#### What the exercise asks
Exactly the lines from the start of the data through the line containing "const yTicks = [0, 500, 1000, 1500, 2000, 2500, 3000];" should be output, with both ends kept and nothing added.

#### Recorded information
-*-*-
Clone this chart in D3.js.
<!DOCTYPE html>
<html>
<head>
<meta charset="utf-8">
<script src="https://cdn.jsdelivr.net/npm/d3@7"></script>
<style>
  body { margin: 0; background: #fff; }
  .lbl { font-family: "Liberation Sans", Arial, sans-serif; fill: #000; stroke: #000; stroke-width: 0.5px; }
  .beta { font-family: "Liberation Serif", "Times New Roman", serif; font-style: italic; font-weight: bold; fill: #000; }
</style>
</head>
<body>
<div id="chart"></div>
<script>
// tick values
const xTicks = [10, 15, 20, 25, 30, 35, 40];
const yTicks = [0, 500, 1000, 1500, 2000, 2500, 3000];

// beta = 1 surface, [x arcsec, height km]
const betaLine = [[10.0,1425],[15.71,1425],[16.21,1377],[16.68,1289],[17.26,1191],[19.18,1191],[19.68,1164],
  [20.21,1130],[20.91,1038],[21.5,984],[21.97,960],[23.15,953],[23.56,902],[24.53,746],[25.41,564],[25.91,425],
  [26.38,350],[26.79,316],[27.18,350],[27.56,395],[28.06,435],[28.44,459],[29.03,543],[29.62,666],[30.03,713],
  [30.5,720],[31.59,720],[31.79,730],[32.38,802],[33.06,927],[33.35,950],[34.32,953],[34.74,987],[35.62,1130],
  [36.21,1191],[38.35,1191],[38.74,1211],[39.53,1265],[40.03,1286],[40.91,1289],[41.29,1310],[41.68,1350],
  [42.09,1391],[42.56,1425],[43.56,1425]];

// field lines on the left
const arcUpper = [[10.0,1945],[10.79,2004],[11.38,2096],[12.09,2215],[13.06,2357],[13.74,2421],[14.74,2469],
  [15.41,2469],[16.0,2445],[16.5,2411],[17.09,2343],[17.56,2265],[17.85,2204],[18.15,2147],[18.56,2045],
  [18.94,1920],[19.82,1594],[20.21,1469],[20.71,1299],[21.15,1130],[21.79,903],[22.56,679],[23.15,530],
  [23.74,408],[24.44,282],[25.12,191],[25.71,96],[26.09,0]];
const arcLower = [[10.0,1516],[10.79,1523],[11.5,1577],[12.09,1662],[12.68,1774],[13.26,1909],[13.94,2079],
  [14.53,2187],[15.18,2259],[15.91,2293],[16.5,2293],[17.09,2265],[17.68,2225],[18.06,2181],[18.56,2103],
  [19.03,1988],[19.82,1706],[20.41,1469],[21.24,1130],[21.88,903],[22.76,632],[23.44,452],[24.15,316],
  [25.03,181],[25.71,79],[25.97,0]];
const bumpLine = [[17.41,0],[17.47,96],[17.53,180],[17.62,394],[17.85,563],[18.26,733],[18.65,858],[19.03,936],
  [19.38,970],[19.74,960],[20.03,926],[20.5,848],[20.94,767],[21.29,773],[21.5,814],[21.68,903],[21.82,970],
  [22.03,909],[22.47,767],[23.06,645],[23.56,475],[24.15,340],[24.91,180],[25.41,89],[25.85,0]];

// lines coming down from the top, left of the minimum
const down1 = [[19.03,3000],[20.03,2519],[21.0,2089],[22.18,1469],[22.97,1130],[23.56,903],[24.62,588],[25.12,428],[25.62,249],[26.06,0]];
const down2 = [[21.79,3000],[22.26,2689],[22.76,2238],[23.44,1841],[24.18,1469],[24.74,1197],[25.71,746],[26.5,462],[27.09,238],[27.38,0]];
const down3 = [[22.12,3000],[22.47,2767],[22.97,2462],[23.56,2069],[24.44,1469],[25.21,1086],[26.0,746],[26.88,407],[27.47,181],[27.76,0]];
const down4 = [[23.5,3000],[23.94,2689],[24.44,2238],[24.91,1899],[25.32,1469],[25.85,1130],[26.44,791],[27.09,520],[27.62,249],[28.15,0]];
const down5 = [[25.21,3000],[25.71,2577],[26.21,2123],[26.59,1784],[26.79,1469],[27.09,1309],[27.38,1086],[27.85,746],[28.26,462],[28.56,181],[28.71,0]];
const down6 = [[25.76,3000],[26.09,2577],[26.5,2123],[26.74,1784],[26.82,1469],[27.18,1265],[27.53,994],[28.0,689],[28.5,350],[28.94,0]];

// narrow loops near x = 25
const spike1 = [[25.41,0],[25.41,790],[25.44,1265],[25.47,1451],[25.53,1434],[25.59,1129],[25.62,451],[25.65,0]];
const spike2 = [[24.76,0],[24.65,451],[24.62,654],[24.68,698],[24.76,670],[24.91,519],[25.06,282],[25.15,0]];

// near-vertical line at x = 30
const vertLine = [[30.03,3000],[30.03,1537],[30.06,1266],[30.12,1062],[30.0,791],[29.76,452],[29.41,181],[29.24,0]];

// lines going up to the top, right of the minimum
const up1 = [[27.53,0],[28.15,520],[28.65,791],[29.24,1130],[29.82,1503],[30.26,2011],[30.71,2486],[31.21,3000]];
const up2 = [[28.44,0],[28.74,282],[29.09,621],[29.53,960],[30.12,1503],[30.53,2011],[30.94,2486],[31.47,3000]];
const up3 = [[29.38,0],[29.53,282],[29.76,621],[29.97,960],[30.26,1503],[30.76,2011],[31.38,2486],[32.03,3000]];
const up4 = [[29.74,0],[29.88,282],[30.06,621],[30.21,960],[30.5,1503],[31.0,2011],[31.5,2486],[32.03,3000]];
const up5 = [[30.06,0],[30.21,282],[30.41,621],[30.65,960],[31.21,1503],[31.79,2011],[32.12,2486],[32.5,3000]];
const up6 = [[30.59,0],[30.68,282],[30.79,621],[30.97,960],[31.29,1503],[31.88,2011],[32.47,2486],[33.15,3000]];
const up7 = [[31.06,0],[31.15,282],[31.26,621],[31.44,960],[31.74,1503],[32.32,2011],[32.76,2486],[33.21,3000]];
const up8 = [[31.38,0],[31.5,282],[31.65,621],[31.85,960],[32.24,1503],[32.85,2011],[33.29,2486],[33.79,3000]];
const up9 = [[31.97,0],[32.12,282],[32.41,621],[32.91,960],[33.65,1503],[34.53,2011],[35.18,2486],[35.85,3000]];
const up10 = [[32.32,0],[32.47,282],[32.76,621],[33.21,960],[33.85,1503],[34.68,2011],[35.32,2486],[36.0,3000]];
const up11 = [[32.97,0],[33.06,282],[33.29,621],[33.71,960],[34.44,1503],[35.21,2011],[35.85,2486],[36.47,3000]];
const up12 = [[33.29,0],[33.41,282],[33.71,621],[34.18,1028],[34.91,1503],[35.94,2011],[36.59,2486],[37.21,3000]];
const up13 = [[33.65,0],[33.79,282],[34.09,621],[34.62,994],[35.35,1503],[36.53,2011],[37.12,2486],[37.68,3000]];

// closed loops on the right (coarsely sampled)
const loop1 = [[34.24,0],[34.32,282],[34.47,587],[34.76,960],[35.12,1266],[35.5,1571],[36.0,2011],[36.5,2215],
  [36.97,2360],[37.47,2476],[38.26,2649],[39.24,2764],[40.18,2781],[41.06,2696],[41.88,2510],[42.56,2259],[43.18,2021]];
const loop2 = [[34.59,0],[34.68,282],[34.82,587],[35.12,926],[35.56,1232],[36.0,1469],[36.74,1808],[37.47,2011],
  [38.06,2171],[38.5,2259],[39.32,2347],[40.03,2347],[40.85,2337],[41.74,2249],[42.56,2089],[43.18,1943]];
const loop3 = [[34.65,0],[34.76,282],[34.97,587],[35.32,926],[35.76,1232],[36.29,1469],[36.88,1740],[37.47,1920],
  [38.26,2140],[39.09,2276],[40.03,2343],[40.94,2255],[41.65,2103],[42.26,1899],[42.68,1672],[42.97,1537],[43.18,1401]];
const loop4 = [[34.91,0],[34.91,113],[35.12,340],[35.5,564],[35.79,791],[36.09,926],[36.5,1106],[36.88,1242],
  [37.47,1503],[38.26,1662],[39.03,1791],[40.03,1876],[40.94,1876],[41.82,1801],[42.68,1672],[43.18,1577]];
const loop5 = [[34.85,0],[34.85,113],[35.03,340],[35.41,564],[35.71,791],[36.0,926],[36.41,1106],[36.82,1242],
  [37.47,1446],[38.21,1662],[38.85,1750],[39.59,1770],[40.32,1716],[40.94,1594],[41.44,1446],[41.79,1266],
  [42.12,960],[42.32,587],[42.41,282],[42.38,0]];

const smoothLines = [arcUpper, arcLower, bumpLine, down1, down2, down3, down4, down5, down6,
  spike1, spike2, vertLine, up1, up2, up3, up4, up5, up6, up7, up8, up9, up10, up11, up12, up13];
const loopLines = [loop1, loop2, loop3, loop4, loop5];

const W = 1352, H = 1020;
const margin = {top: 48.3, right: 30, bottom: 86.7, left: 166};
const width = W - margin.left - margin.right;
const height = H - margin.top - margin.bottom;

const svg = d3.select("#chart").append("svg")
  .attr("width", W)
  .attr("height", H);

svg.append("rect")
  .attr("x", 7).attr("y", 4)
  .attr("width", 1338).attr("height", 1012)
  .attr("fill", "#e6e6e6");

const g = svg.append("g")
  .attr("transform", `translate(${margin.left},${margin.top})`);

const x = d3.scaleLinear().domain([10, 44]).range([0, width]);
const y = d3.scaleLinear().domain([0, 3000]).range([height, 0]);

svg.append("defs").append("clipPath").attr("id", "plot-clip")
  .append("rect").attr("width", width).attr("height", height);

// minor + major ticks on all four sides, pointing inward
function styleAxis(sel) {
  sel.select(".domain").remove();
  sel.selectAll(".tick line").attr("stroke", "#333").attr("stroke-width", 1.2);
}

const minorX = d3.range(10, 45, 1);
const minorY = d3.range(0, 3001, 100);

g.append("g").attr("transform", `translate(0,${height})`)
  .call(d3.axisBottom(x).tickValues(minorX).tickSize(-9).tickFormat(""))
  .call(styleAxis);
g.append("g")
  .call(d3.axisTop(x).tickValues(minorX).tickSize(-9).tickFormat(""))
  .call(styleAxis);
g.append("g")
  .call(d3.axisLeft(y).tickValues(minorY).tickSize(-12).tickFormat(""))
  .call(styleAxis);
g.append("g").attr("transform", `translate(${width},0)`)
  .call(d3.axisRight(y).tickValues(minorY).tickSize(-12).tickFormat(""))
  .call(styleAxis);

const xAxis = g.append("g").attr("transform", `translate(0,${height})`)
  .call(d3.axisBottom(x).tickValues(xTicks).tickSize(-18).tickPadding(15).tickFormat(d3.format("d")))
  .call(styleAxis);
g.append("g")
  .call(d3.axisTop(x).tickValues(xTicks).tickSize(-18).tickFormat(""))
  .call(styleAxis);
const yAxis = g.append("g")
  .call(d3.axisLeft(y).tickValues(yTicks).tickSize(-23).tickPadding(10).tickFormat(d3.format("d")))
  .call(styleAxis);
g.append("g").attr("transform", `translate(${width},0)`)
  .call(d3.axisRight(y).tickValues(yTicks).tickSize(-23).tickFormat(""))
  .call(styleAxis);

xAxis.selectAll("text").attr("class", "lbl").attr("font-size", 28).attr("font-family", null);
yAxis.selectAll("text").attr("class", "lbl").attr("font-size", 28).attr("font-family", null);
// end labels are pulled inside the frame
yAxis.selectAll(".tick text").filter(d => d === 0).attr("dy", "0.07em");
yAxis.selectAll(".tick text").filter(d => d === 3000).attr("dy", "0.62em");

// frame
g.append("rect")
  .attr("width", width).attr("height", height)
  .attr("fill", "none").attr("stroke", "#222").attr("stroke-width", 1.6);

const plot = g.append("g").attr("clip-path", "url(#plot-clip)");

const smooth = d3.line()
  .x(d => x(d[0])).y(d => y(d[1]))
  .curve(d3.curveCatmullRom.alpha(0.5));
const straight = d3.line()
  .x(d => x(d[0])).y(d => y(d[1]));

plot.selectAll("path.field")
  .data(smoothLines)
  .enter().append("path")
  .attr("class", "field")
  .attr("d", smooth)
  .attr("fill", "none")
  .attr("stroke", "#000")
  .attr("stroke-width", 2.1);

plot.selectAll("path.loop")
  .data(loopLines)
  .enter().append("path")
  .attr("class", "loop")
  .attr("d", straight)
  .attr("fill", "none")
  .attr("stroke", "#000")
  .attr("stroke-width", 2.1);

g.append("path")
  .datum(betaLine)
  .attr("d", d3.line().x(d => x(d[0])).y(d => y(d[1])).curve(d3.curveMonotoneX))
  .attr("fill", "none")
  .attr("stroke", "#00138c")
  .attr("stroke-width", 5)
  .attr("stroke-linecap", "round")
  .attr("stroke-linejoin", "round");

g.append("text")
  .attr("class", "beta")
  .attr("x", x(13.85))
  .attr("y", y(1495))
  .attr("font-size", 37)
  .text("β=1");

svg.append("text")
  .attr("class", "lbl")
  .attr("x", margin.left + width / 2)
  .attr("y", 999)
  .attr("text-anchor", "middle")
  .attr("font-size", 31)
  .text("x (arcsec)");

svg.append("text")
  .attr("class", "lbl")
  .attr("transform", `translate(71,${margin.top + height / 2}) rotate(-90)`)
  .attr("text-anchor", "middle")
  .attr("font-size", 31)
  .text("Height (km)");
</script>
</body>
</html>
-*-*-
#### Solved problem
Clone this chart in D3.js.
<!DOCTYPE html>
<html>
<head>
<meta charset="utf-8">
<script src="https://cdn.jsdelivr.net/npm/d3@7"></script>
<style>
  body { margin: 0; background: #fff; }
  .lbl { font-family: "Liberation Sans", Arial, sans-serif; fill: #000; stroke: #000; stroke-width: 0.5px; }
  .beta { font-family: "Liberation Serif", "Times New Roman", serif; font-style: italic; font-weight: bold; fill: #000; }
</style>
</head>
<body>
<div id="chart"></div>
<script>
// tick values
const xTicks = [10, 15, 20, 25, 30, 35, 40];
const yTicks = [0, 500, 1000, 1500, 2000, 2500, 3000];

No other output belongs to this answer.